Records for the task —
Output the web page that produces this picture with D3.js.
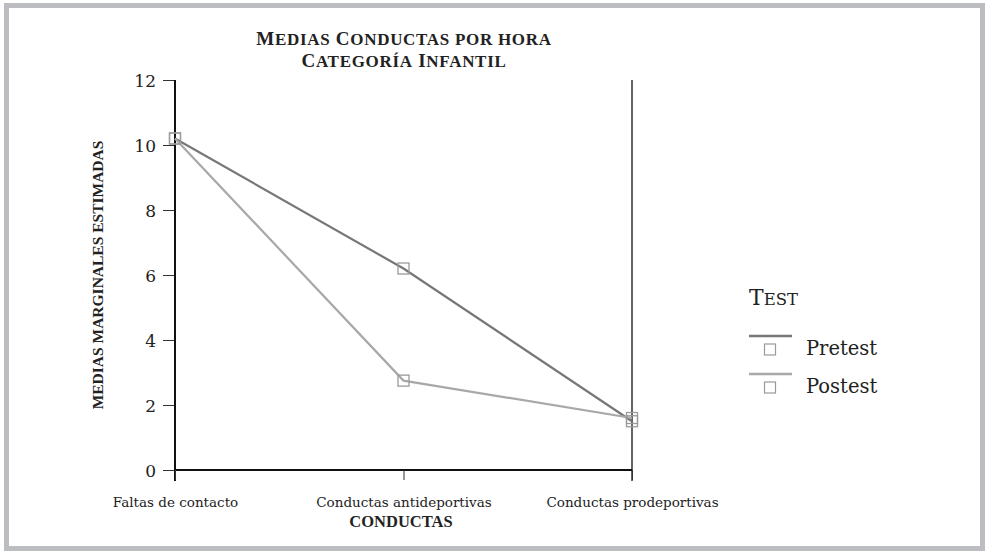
<!DOCTYPE html>
<html>
<head>
<meta charset="utf-8">
<script src="https://cdn.jsdelivr.net/npm/d3@7"></script>
<style>
  body { margin: 0; background: #fff; }
  svg text { fill: #222; }
</style>
</head>
<body>
<svg id="chart" width="985" height="552"></svg>
<script>
const categorias = ["Faltas de contacto", "Conductas antideportivas", "Conductas prodeportivas"];
const pretest = [10.2, 6.2, 1.5];
const postest = [10.2, 2.75, 1.6];
const yTicks = [0, 2, 4, 6, 8, 10, 12];
const series = [
  { nombre: "Pretest", valores: pretest, color: "#777777" },
  { nombre: "Postest", valores: postest, color: "#a8a8a8" }
];

const svg = d3.select("#chart");

// versalitas a mano: mayúscula inicial grande, resto en mayúscula pequeña
function versalitas(sel, texto, grande, peque) {
  texto.split(" ").forEach((pal, k) => {
    const sep = k > 0 ? " " : "";
    const ini = pal[0];
    if (ini === ini.toUpperCase()) {
      sel.append("tspan").attr("font-size", grande).text(sep + ini);
      sel.append("tspan").attr("font-size", peque).text(pal.slice(1).toUpperCase());
    } else {
      sel.append("tspan").attr("font-size", peque).text(sep + pal.toUpperCase());
    }
  });
}

// marco gris
svg.append("rect")
  .attr("x", 6.5).attr("y", 5.5)
  .attr("width", 976).attr("height", 543)
  .attr("fill", "none")
  .attr("stroke", "#bcbdc1")
  .attr("stroke-width", 5);

const x = d3.scalePoint().domain(categorias).range([175, 632]);
const y = d3.scaleLinear().domain([0, 12]).range([470, 80]);

// eje Y
const ejeY = svg.append("g")
  .attr("transform", "translate(175,0)")
  .call(d3.axisLeft(y).tickValues(yTicks).tickSize(12).tickPadding(7));
ejeY.select(".domain").remove();
ejeY.selectAll(".tick line").attr("stroke", "#333").attr("stroke-width", 1);
ejeY.selectAll("text")
  .attr("font-family", "DejaVu Serif")
  .attr("font-size", 17)
  .attr("dy", "0.4em")
  .attr("fill", "#222");

// lineas de ejes
svg.append("line").attr("x1", 175).attr("x2", 175).attr("y1", 80).attr("y2", 481)
  .attr("stroke", "#111").attr("stroke-width", 2);
svg.append("line").attr("x1", 632).attr("x2", 632).attr("y1", 80).attr("y2", 481)
  .attr("stroke", "#111").attr("stroke-width", 1.3);
svg.append("line").attr("x1", 175).attr("x2", 632).attr("y1", 470).attr("y2", 470)
  .attr("stroke", "#111").attr("stroke-width", 2);

// eje X
const ejeX = svg.append("g")
  .attr("transform", "translate(0,470)")
  .call(d3.axisBottom(x).tickSize(10));
ejeX.select(".domain").remove();
ejeX.selectAll(".tick line").attr("stroke", "#333");
ejeX.selectAll("text")
  .attr("font-family", "DejaVu Serif")
  .attr("font-size", 13.5)
  .attr("y", 37).attr("dy", 0)
  .attr("fill", "#222");

// lineas de series
const linea = d3.line()
  .x((d, i) => x(categorias[i]))
  .y(d => y(d));

series.forEach(s => {
  svg.append("path")
    .datum(s.valores)
    .attr("fill", "none")
    .attr("stroke", s.color)
    .attr("stroke-width", 2.2)
    .attr("d", linea);
});

series.forEach(s => {
  svg.selectAll(null)
    .data(s.valores)
    .enter().append("rect")
    .attr("x", (d, i) => x(categorias[i]) - 5.5)
    .attr("y", d => y(d) - 5.5)
    .attr("width", 11).attr("height", 11)
    .attr("fill", "none")
    .attr("stroke", "#9a9a9a")
    .attr("stroke-width", 1.3);
});

// titulo (un solo texto, dos lineas)
const titulo = svg.append("text")
  .attr("text-anchor", "middle")
  .attr("font-family", "Liberation Serif")
  .attr("font-weight", "bold")
  .style("letter-spacing", "0.7px");
const l1 = titulo.append("tspan").attr("x", 404).attr("y", 45);
versalitas(l1, "Medias Conductas por hora", 19, 17);
const l2 = titulo.append("tspan").attr("x", 404).attr("y", 66.5);
versalitas(l2, "Categoría Infantil", 19, 17);

// titulos de ejes
svg.append("text")
  .attr("transform", "translate(103,275) rotate(-90)")
  .attr("text-anchor", "middle")
  .attr("font-family", "Liberation Serif")
  .attr("font-weight", "bold")
  .attr("font-size", 15.5)
  .text("MEDIAS MARGINALES ESTIMADAS");

svg.append("text")
  .attr("x", 401).attr("y", 527)
  .attr("text-anchor", "middle")
  .attr("font-family", "Liberation Serif")
  .attr("font-weight", "bold")
  .attr("font-size", 16.5)
  .text("CONDUCTAS");

// leyenda
const tl = svg.append("text")
  .attr("x", 749).attr("y", 305)
  .attr("font-family", "DejaVu Serif");
versalitas(tl, "Test", 22, 16.5);

const leyenda = svg.selectAll(".ley")
  .data(series)
  .enter().append("g")
  .attr("class", "ley")
  .attr("transform", (d, i) => `translate(0,${336 + i * 38})`);
leyenda.append("line")
  .attr("x1", 749).attr("x2", 792)
  .attr("stroke", d => d.color).attr("stroke-width", 2.4);
leyenda.append("rect")
  .attr("x", 764.5).attr("y", 8).attr("width", 11).attr("height", 11)
  .attr("fill", "none").attr("stroke", "#9a9a9a").attr("stroke-width", 1.2);
leyenda.append("text")
  .attr("x", 806).attr("y", 19)
  .attr("font-family", "DejaVu Serif")
  .attr("font-size", 19.5)
  .text(d => d.nombre);
</script>
</body>
</html>
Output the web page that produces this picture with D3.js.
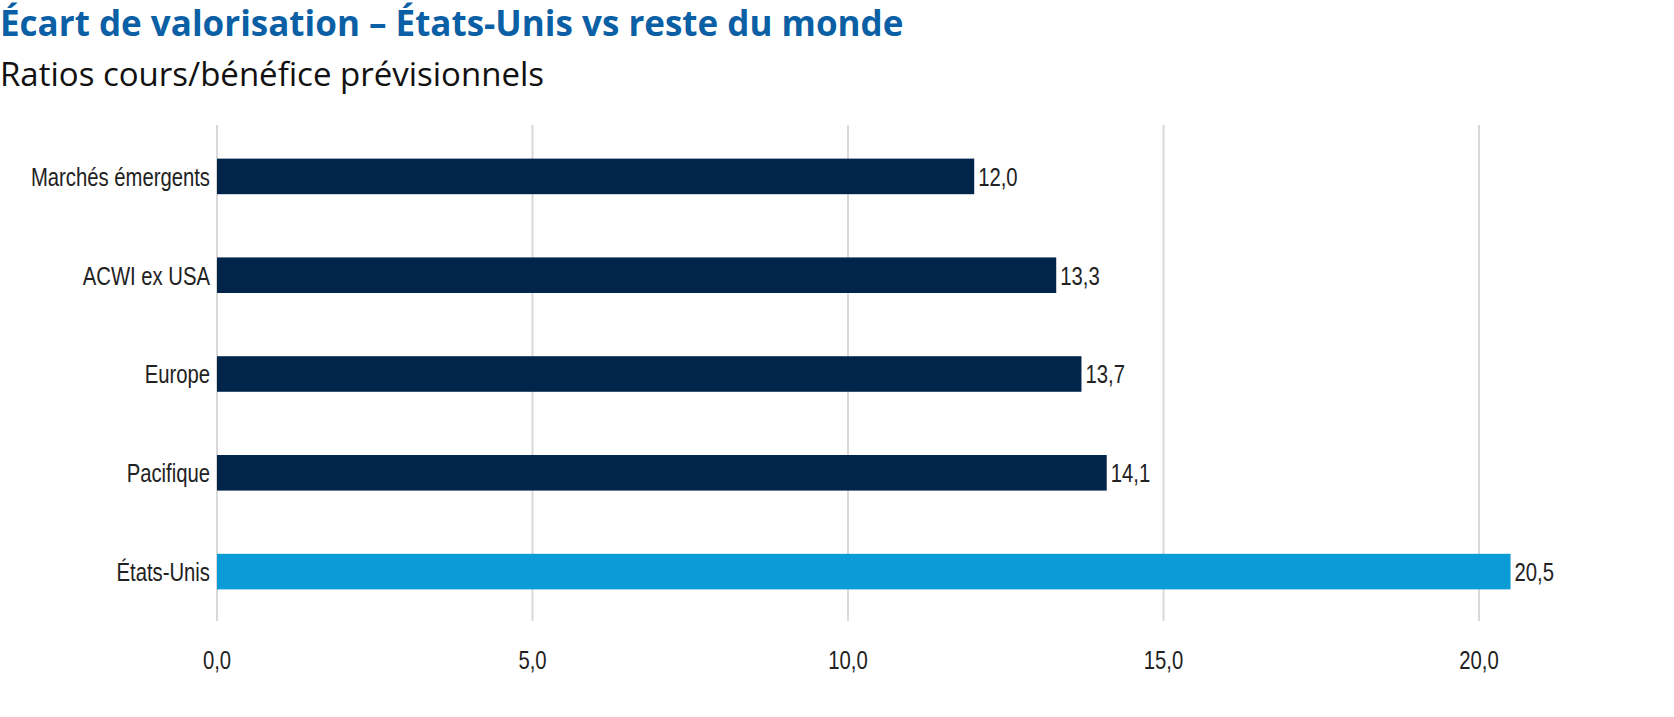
<!DOCTYPE html>
<html><head><meta charset="utf-8">
<script src="https://cdn.jsdelivr.net/npm/d3@7"></script>
<style>body{margin:0;background:#fff}</style>
</head><body>
<svg id="chart" width="1674" height="717"></svg>
<script>
var categories = ["Marchés émergents", "ACWI ex USA", "Europe", "Pacifique", "États-Unis"];
var values = [12.0, 13.3, 13.7, 14.1, 20.5];
var barColors = ["#00244a", "#00244a", "#00244a", "#00244a", "#0b9cd8"];
var ticks = [0, 5, 10, 15, 20];

var svg = d3.select("#chart");
var narrow = "'Liberation Sans', 'Roboto', sans-serif";
var fmt = function(v) { return d3.format(".1f")(v).replace(".", ","); };

// condensed look: squeeze text horizontally
function squeezed(g, px, py, anchor, txt) {
    g.append("text")
        .attr("transform", "translate(" + px + "," + py + ") scale(0.78,1)")
        .attr("dy", "0.36em").attr("text-anchor", anchor)
        .style("font", "26px " + narrow).attr("fill", "#222")
        .text(txt);
}

svg.append("text").attr("x", 0).attr("y", 36)
    .style("font", "bold 35px 'Open Sans', sans-serif").attr("fill", "#0b5fa5")
    .text("Écart de valorisation – États-Unis vs reste du monde");
svg.append("text").attr("x", 0).attr("y", 86)
    .style("font", "33px 'Open Sans', sans-serif").attr("fill", "#111")
    .text("Ratios cours/bénéfice prévisionnels");

var x = d3.scaleLinear().domain([0, 20]).range([217, 1479]);
var y = d3.scaleBand().domain(categories).range([127, 621]).paddingInner(0.64).paddingOuter(0.32);

svg.append("g").selectAll("line").data(ticks).enter().append("line")
    .attr("x1", d => x(d)).attr("x2", d => x(d))
    .attr("y1", 125).attr("y2", 621)
    .attr("stroke", "#d9d9d9").attr("stroke-width", 2);

var tg = svg.append("g");
ticks.forEach(d => squeezed(tg, x(d), 660, "middle", fmt(d)));

svg.append("g").selectAll("rect").data(values).enter().append("rect")
    .attr("x", x(0)).attr("y", (d, i) => y(categories[i]))
    .attr("width", d => x(d) - x(0)).attr("height", y.bandwidth())
    .attr("fill", (d, i) => barColors[i]);

var vg = svg.append("g");
values.forEach((d, i) => squeezed(vg, x(d) + 4, y(categories[i]) + y.bandwidth() / 2, "start", fmt(d)));

var cg = svg.append("g");
categories.forEach(c => squeezed(cg, 210, y(c) + y.bandwidth() / 2, "end", c));
</script>
</body></html>
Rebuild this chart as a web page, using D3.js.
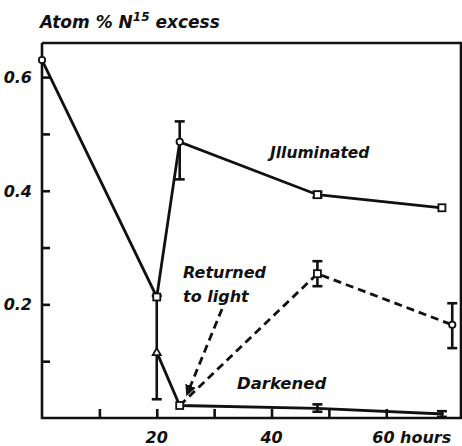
<!DOCTYPE html>
<meta charset="utf-8">
<style>
body { margin: 0; background: #fff; }
text { font-family: "DejaVu Sans", sans-serif; font-weight: bold; font-style: italic; fill: #111; }
</style>
<svg width="462" height="446"></svg>
<script src="https://d3js.org/d3.v7.min.js"></script>
<script>

// values (hours, atom % N15 excess)
var illumHours = [0, 20, 24, 48, 69.7],
    illumValues = [0.63, 0.213, 0.486, 0.393, 0.37],
    illumMarks = ["circle", "square", "circle", "square", "square"];

var darkHours = [20, 24, 48, 70],
    darkValues = [0.116, 0.022, 0.017, 0.007],
    darkMarks = ["triangle", "square", "none", "none"];

var returnHours = [24, 48, 71.5],
    returnValues = [0.022, 0.254, 0.164],
    returnMarks = ["none", "square", "circle"];

// error bars: hour, low, high
var errHours = [24, 20, 48, 71.5, 48, 48, 69.7],
    errLow = [0.42, 0.033, 0.232, 0.123, 0.388, 0.011, 0.002],
    errHigh = [0.522, 0.215, 0.276, 0.202, 0.398, 0.024, 0.012];

var yTicks = [0.1, 0.2, 0.3, 0.4, 0.5, 0.6],
    yLabels = {0.2: "0.2", 0.4: "0.4", 0.6: "0.6"},
    xTicks = [10, 20, 30, 40, 50, 60],
    xLabels = {20: "20", 40: "40", 60: "60 hours"};

var svg = d3.select("svg");

var x = d3.scaleLinear().domain([0, 73.2]).range([42, 462]);
var y = d3.scaleLinear().domain([0, 0.66]).range([418, 43]);

// frame
svg.append("path")
    .attr("d", "M42,43 V418 H461 V43 H42")
    .attr("fill", "none").attr("stroke", "#111").attr("stroke-width", 2.6);

// axes with inward ticks
var yAxis = svg.append("g").attr("transform", "translate(42,0)")
    .call(d3.axisRight(y).tickValues(yTicks).tickSize(8).tickFormat(""));
var xAxis = svg.append("g").attr("transform", "translate(0,418)")
    .call(d3.axisTop(x).tickValues(xTicks).tickSize(9).tickFormat(""));
[yAxis, xAxis].forEach(function(a) {
  a.select(".domain").remove();
  a.selectAll("line").attr("stroke", "#111").attr("stroke-width", 2.6);
});

svg.selectAll(".ylab").data(yTicks.filter(function(d) { return yLabels[d]; }))
  .enter().append("text")
    .attr("x", 32).attr("y", function(d) { return y(d) + 6; })
    .attr("text-anchor", "end").attr("font-size", 16)
    .text(function(d) { return yLabels[d]; });

svg.selectAll(".xlab").data(xTicks.filter(function(d) { return xLabels[d]; }))
  .enter().append("text")
    .attr("x", function(d) { return d == 60 ? x(d) - 14 : x(d); })
    .attr("y", 443)
    .attr("text-anchor", function(d) { return d == 60 ? "start" : "middle"; })
    .attr("font-size", 16)
    .text(function(d) { return xLabels[d]; });

// title
var t = svg.append("text").attr("x", 40).attr("y", 28).attr("font-size", 17);
t.append("tspan").text("Atom % N");
t.append("tspan").attr("dy", -7).attr("font-size", 12).text("15");
t.append("tspan").attr("dy", 7).text(" excess");

var line = d3.line().x(function(d) { return x(d[0]); }).y(function(d) { return y(d[1]); });

function series(hours, values, dashed) {
  svg.append("path")
    .attr("d", line(d3.zip(hours, values)))
    .attr("fill", "none").attr("stroke", "#111").attr("stroke-width", 2.8)
    .attr("stroke-dasharray", dashed ? "8,5" : null);
}
series(illumHours, illumValues, false);
series(darkHours, darkValues, false);
series(returnHours, returnValues, true);

// error bars
errHours.forEach(function(h, i) {
  var g = svg.append("g").attr("stroke", "#111").attr("stroke-width", 2.6);
  g.append("line").attr("x1", x(h)).attr("x2", x(h)).attr("y1", y(errLow[i])).attr("y2", y(errHigh[i]));
  [errLow[i], errHigh[i]].forEach(function(v) {
    g.append("line").attr("x1", x(h) - 5).attr("x2", x(h) + 5).attr("y1", y(v)).attr("y2", y(v));
  });
});

// markers
function marks(hours, values, kinds) {
  hours.forEach(function(h, i) {
    var cx = x(h), cy = y(values[i]), k = kinds[i];
    if (k == "circle") {
      svg.append("circle").attr("cx", cx).attr("cy", cy).attr("r", 3.2)
        .attr("fill", "#fff").attr("stroke", "#111").attr("stroke-width", 1.8);
    } else if (k == "square") {
      svg.append("rect").attr("x", cx - 3.5).attr("y", cy - 3.5).attr("width", 7).attr("height", 7)
        .attr("fill", "#fff").attr("stroke", "#111").attr("stroke-width", 1.8);
    } else if (k == "triangle") {
      svg.append("path").attr("d", "M" + cx + "," + (cy - 4) + " l4,7 h-8 z")
        .attr("fill", "#fff").attr("stroke", "#111").attr("stroke-width", 1.8);
    }
  });
}
marks(illumHours, illumValues, illumMarks);
marks(darkHours, darkValues, darkMarks);
marks(returnHours, returnValues, returnMarks);

// labels
svg.append("text").attr("x", 270).attr("y", 158).attr("font-size", 15.5).text("Jlluminated");
svg.append("text").attr("x", 183).attr("y", 278).attr("font-size", 16).text("Returned");
svg.append("text").attr("x", 183).attr("y", 302).attr("font-size", 16).text("to light");
svg.append("text").attr("x", 237).attr("y", 389).attr("font-size", 16.5).text("Darkened");

// dashed arrow from label to the return point
svg.append("defs").append("marker")
    .attr("id", "head").attr("viewBox", "0 0 10 10").attr("refX", 6).attr("refY", 5)
    .attr("markerWidth", 4).attr("markerHeight", 4).attr("orient", "auto")
  .append("path").attr("d", "M0,0 L10,5 L0,10 z").attr("fill", "#111");
svg.append("line")
    .attr("x1", 222).attr("y1", 309).attr("x2", 188).attr("y2", 392)
    .attr("stroke", "#111").attr("stroke-width", 2.8).attr("stroke-dasharray", "8,5")
    .attr("marker-end", "url(#head)");

</script>
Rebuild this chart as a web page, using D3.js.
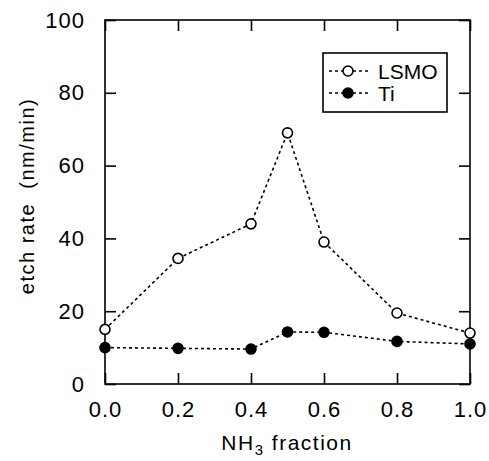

Exercise prompt —
Extract each line from the listing that holds the word "chart".

Exercise solution —
<svg id="chart" width="985" height="552"></svg>
const svg = d3.select("#chart");
<svg id="chart" width="1674" height="717"></svg>
var svg = d3.select("#chart");
Rebuild this chart as a web page, using D3.js.
Rebuild this chart as a web page, using D3.js.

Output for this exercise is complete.